The forum concluded with a powerful keynote from Yang Lan, renowned TV host and Chairperson of Sun Media Group—who hosted the opening ceremony of the 1995 Beijing Declaration conference 30 years ago. Drawing on extensive research into Chinese women’s wellbeing, Yang presented findings from a survey of 16,000 women that revealed a dramatic shift in what constitutes happiness.
The new top three sources of wellbeing for Chinese women are: good health, independent income, and control over one’s own time. Traditional priorities like marriage and children no longer dominate the top positions, reflecting women’s growing emphasis on autonomy and self-determination.
Yang presented sobering statistics: 95 million Chinese suffer from anxiety and depression, with 68% being women. She quantified the “motherhood penalty”—women in tier-1 cities forgo approximately ¥570,000 in income when choosing to have children. Chinese women work the longest hours globally, with a labor participation rate exceeding 70% (the world’s highest) while also spending the most time on household labor, averaging 1.5 hours more work per day than male partners.
Despite these challenges, Yang emphasized agency and growth. She introduced her “happiness competence” framework—the ability to discover, feel, create, and share happiness. “Since it is a competence, it is something we can learn”, she noted. Yang concluded with a vision that connected individual women’s growth to national resilience: “When we enable more women to realize their life potential and gain their resilience, we are actually shaping a more resilient China”.

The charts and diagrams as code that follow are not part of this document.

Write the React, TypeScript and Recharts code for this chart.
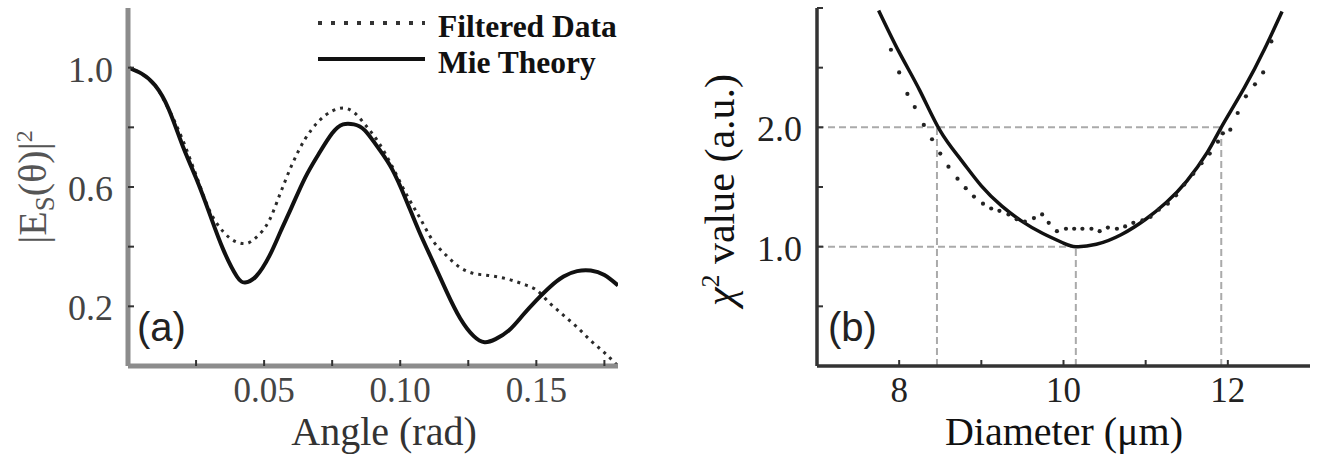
import React from "react";
import { LineChart, ComposedChart, Line, Scatter, XAxis, YAxis, ReferenceLine } from "recharts";

// panel (a): scattered intensity vs angle
const ANGLE = [0, 0.005, 0.01, 0.015, 0.02, 0.025, 0.03, 0.035, 0.04, 0.043, 0.047, 0.052, 0.056, 0.06, 0.065, 0.07, 0.075, 0.079, 0.083, 0.087, 0.092, 0.097, 0.102, 0.107, 0.112, 0.117, 0.122, 0.127, 0.131, 0.135, 0.14, 0.145, 0.15, 0.155, 0.16, 0.165, 0.17, 0.175, 0.18];
const MIE = [1.0, 0.98, 0.94, 0.86, 0.74, 0.63, 0.51, 0.39, 0.3, 0.28, 0.3, 0.37, 0.45, 0.53, 0.63, 0.71, 0.78, 0.81, 0.81, 0.79, 0.73, 0.66, 0.56, 0.45, 0.35, 0.25, 0.16, 0.1, 0.08, 0.09, 0.12, 0.17, 0.22, 0.265, 0.3, 0.318, 0.32, 0.305, 0.27];
const FILTERED = [1.0, 0.98, 0.94, 0.86, 0.76, 0.64, 0.52, 0.45, 0.415, 0.41, 0.43, 0.49, 0.58, 0.67, 0.76, 0.82, 0.855, 0.865, 0.85, 0.81, 0.75, 0.67, 0.58, 0.5, 0.42, 0.37, 0.33, 0.31, 0.305, 0.3, 0.29, 0.275, 0.255, 0.21, 0.17, 0.13, 0.085, 0.045, 0.0];
const ANGLE_TICKS = [0.025, 0.05, 0.075, 0.1, 0.125, 0.15, 0.175];
const ANGLE_LABELS = [0.05, 0.1, 0.15];
const INTENSITY_TICKS = [0.2, 0.4, 0.6, 0.8, 1.0];
const INTENSITY_LABELS = [0.2, 0.6, 1.0];

// panel (b): chi-square vs diameter
const FIT_D = [7.75, 8.0, 8.25, 8.5, 8.75, 9.0, 9.25, 9.5, 9.75, 10.0, 10.15, 10.4, 10.7, 11.0, 11.25, 11.5, 11.75, 11.92, 12.2, 12.45, 12.66];
const FIT_CHI = [2.98, 2.63, 2.31, 1.97, 1.73, 1.51, 1.34, 1.21, 1.11, 1.03, 1.0, 1.02, 1.1, 1.23, 1.37, 1.55, 1.79, 2.0, 2.33, 2.66, 2.97];
const DATA_D = [7.9, 8.0, 8.1, 8.19, 8.3, 8.4, 8.5, 8.6, 8.71, 8.81, 8.91, 9.02, 9.12, 9.22, 9.33, 9.43, 9.53, 9.64, 9.74, 9.82, 9.92, 10.03, 10.13, 10.23, 10.34, 10.44, 10.54, 10.65, 10.75, 10.85, 10.96, 11.06, 11.16, 11.27, 11.37, 11.47, 11.58, 11.68, 11.78, 11.88, 11.94, 12.03, 12.12, 12.22, 12.33, 12.43, 12.53];
const DATA_CHI = [2.65, 2.46, 2.28, 2.17, 2.02, 1.9, 1.78, 1.67, 1.57, 1.49, 1.42, 1.36, 1.32, 1.3, 1.27, 1.23, 1.21, 1.24, 1.27, 1.2, 1.13, 1.15, 1.15, 1.15, 1.15, 1.13, 1.16, 1.15, 1.17, 1.2, 1.22, 1.25, 1.31, 1.36, 1.43, 1.52, 1.61, 1.7, 1.78, 1.88, 1.95, 1.98, 2.12, 2.26, 2.36, 2.46, 2.72];
const DIAM_TICKS = [8, 9, 10, 11, 12];
const DIAM_LABELS = [8, 10, 12];
const CHI_TICKS = [0.5, 1.0, 1.5, 2.0, 2.5, 3.0];
const CHI_LABELS = [1.0, 2.0];
const CROSS_LOW = 8.46;
const BEST_D = 10.15;
const CROSS_HIGH = 11.92;

const mieData = ANGLE.map((x, i) => ({ x, y: MIE[i] }));
const filteredData = ANGLE.map((x, i) => ({ x, y: FILTERED[i] }));
const fitData = FIT_D.map((x, i) => ({ x, y: FIT_CHI[i] }));
const pointData = DATA_D.map((x, i) => ({ x, y: DATA_CHI[i] }));

const SERIF = "'Liberation Serif', 'Times New Roman', serif";

function makeTick(side: "bottom" | "left", labels: number[], fmt: (v: number) => string, color: string, mark: string) {
  return (props: any) => {
    const { x, y, payload } = props;
    const v = payload.value;
    const shown = labels.some((l) => Math.abs(l - v) < 1e-9);
    if (side === "bottom") {
      return (
        <g>
          <line x1={x} x2={x} y1={y} y2={y - 6} stroke={mark} strokeWidth={2} />
          {shown && <text x={x} y={y + 36} textAnchor="middle" fontFamily={SERIF} fontSize={35} fill={color}>{fmt(v)}</text>}
        </g>
      );
    }
    return (
      <g>
        <line x1={x} x2={x + 6} y1={y} y2={y} stroke={mark} strokeWidth={2} />
        {shown && <text x={x - 15} y={y + 14} textAnchor="end" fontFamily={SERIF} fontSize={36} fill={color}>{fmt(v)}</text>}
      </g>
    );
  };
}

export default function App() {
  return (
    <div style={{ position: "absolute", left: 0, top: 0, width: 1320, height: 457, background: "#fff", overflow: "hidden" }}>
      {/* (a) */}
      <div style={{ position: "absolute", left: 0, top: 0 }}>
        <LineChart width={660} height={457} margin={{ top: 8, right: 42, bottom: 61, left: 68 }}>
          <XAxis dataKey="x" type="number" domain={[0, 0.18]} allowDataOverflow ticks={ANGLE_TICKS} interval={0} height={30}
            axisLine={{ stroke: "#8c8c8c", strokeWidth: 5 }} tickLine={false} tickSize={0} tickMargin={0}
            tick={makeTick("bottom", ANGLE_LABELS, (v) => v.toFixed(2), "#444", "#333")} />
          <YAxis dataKey="y" type="number" domain={[0, 1.2]} allowDataOverflow ticks={INTENSITY_TICKS} interval={0} width={60}
            axisLine={{ stroke: "#8c8c8c", strokeWidth: 5 }} tickLine={false} tickSize={0} tickMargin={0}
            tick={makeTick("left", INTENSITY_LABELS, (v) => v.toFixed(1), "#444", "#333")} />
          <Line data={filteredData} dataKey="y" type="monotone" stroke="#2a2a2a" strokeWidth={3} strokeDasharray="3 5" dot={false} isAnimationActive={false} />
          <Line data={mieData} dataKey="y" type="natural" stroke="#111" strokeWidth={4} dot={false} isAnimationActive={false} />
        </LineChart>
      </div>
      {/* (b) */}
      <div style={{ position: "absolute", left: 660, top: 0 }}>
        <ComposedChart width={660} height={457} margin={{ top: 8, right: 10, bottom: 61, left: 97 }}>
          <XAxis dataKey="x" type="number" domain={[7, 13]} allowDataOverflow ticks={DIAM_TICKS} interval={0} height={30}
            axisLine={{ stroke: "#333", strokeWidth: 3.5 }} tickLine={false} tickSize={0} tickMargin={0}
            tick={makeTick("bottom", DIAM_LABELS, (v) => String(v), "#222", "#333")} />
          <YAxis dataKey="y" type="number" domain={[0, 3]} allowDataOverflow ticks={CHI_TICKS} interval={0} width={60}
            axisLine={{ stroke: "#333", strokeWidth: 3.5 }} tickLine={false} tickSize={0} tickMargin={0}
            tick={makeTick("left", CHI_LABELS, (v) => v.toFixed(1), "#222", "#333")} />
          <ReferenceLine segment={[{ x: 7, y: 2 }, { x: CROSS_HIGH, y: 2 }]} stroke="#aaa" strokeWidth={2} strokeDasharray="7 4" />
          <ReferenceLine segment={[{ x: 7, y: 1 }, { x: BEST_D, y: 1 }]} stroke="#aaa" strokeWidth={2} strokeDasharray="7 4" />
          <ReferenceLine segment={[{ x: CROSS_LOW, y: 0 }, { x: CROSS_LOW, y: 2 }]} stroke="#aaa" strokeWidth={2} strokeDasharray="7 4" />
          <ReferenceLine segment={[{ x: BEST_D, y: 0 }, { x: BEST_D, y: 1 }]} stroke="#aaa" strokeWidth={2} strokeDasharray="7 4" />
          <ReferenceLine segment={[{ x: CROSS_HIGH, y: 0 }, { x: CROSS_HIGH, y: 2 }]} stroke="#aaa" strokeWidth={2} strokeDasharray="7 4" />
          <Scatter data={pointData} dataKey="y" isAnimationActive={false}
            shape={(p: any) => <circle cx={p.cx} cy={p.cy} r={2.1} fill="#222" />} />
          <Line data={fitData} dataKey="y" type="natural" stroke="#111" strokeWidth={3.5} dot={false} isAnimationActive={false} />
        </ComposedChart>
      </div>
      {/* titles, legend and panel labels */}
      <svg width={1320} height={457} style={{ position: "absolute", left: 0, top: 0, pointerEvents: "none" }}>
        <g fontFamily={SERIF}>
          <line x1={318} x2={425} y1={23} y2={23} stroke="#333" strokeWidth={4} strokeDasharray="4 9" />
          <line x1={318} x2={425} y1={59} y2={59} stroke="#111" strokeWidth={4} />
          <text x={438} y={37} fontSize={31.5} fontWeight="bold" fill="#111">Filtered Data</text>
          <text x={438} y={73} fontSize={31.5} fontWeight="bold" fill="#111">Mie Theory</text>
          <text x={384} y={445} fontSize={40} textAnchor="middle" fill="#333">Angle (rad)</text>
          <text x={1064} y={445} fontSize={40} textAnchor="middle" fill="#111">Diameter (μm)</text>
          <text transform="translate(46,187) rotate(-90)" fontSize={40} textAnchor="middle" fill="#555">
            |E<tspan dy={8} fontSize={27}>S</tspan><tspan dy={-8}>(θ)|</tspan><tspan dy={-14} fontSize={24}>2</tspan>
          </text>
          <text transform="translate(734,190) rotate(-90)" fontSize={42} textAnchor="middle" fill="#111">
            <tspan fontStyle="italic">χ</tspan><tspan dy={-15} fontSize={26}>2</tspan><tspan dy={15}> value (a.u.)</tspan>
          </text>
        </g>
        <text x={137} y={341} fontFamily="'Liberation Sans', Arial, sans-serif" fontSize={40} fill="#222">(a)</text>
        <text x={828} y={341} fontFamily="'Liberation Sans', Arial, sans-serif" fontSize={40} fill="#222">(b)</text>
      </svg>
    </div>
  );
}
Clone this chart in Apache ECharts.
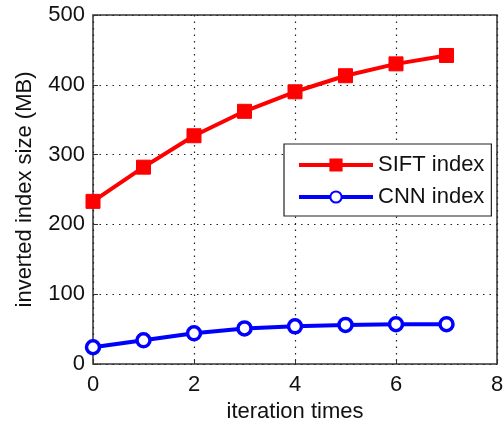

The 2025 Women in Leadership Forum also marked the launch of She Innovates: Women Shaping China’s Digital Future, a bilingual report spotlighting seven CKGSB alumnae entrepreneurs advancing breakthroughs in AI, health technology, and e-commerce. Featured entrepreneurs include Zhou Chaoman, ranked #4 on Forbes 2025 China’s Outstanding Business Women list, and Wei Xue, TCL Technology Group Vice President. The report also includes original research by Professor Zhang Xiaomeng on AI’s impact on workplace wellbeing.